Following Opera’s launch of its own applications store, independent App Store, GetJar (which has a tie-up with Reliance Communications in India) has removed the Opera Mini Browser App from its store, citing violation of its Terms and Conditions. It has even suggested alternatives such as Bolt, UCWeb and Dolphin to its users. On its blog, GetJar informs that although it doesn’t have a problem with Opera Mini including a competing app store in its browser in principle, in practice the move might rob GetJar of traffic, since users might start visiting Opera’s app store instead and jeopardize its free app downloads eco-system which is supported by advertising.
It also mentions that GetJar spent many months negotiating with Opera to avoid the situation. It goes on to take a dig at Opera’s store and says that once users try out Opera’s app store, they’ll find GetJar’s discovery and downloads more compelling. GetJar claims that Opera Mini has been downloaded 30 million times from its app store, so this should be seen as a blow for Opera.
Meanwhile, in an interview to GigaOm, Opera’s EVP of Consumer Mobile, Mahi De Silva has said that GetJar was not an appreciable source for downloads and Opera has 600,000 downloads of its browser everyday. He confirmed that Opera was in talks with GetJar before the app store launch, but decided to go forward since GetJar’s goals were different from that of Opera.
Opera’s App Store
Opera has partnered with open application marketplace technology provider Appia, to launch a cross-platform app store. It aggregates free and paid apps across Java, Symbian, BlackBerry and Android platforms. It has also launched the Opera Publishing Portal to let developers get their apps on the store.
Multiple entities in the mobile ecosystem are setting up their own app sites:
– Handset manufacturers: Apple’s App Store crossed over a 10 billion application downloads recently, and this company essentially revived the applications ecosystem globally. There’s also Nokia Ovi store, but we know that it won’t last long. These retail handset / Operating system specific applications.
– Telecom Operator app store: with Airtel and Aircel themselves retailing apps. These cover multiple operating systems / platforms. Airtel believes that the telco is best suited to offer app stores.
– Operating System App Stores: The likes of Android from Google, and the Windows Mobile Marketplace. These are gathering momentum, but are platform specific.

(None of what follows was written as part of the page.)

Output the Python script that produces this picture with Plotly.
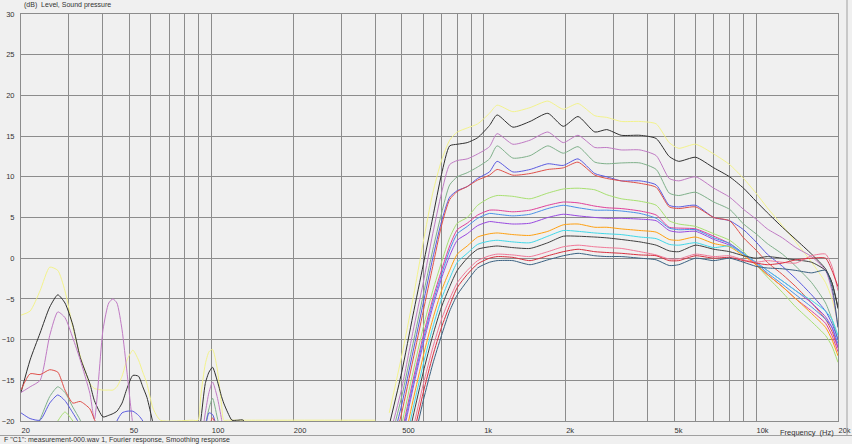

– Browser application stores: The type just launched by Opera, with cross-platform applications
– Independent application stores like Getjar and Mobango (owned by India’s Mauj telecom)
With different entities setting up independent app store, consumers and developers are certainly going to benefit with a multitude of choices, but there are situations when their paths will cross. It’s taken a long time, for example, for Nokia to get telco billing in India for the Ovi Store.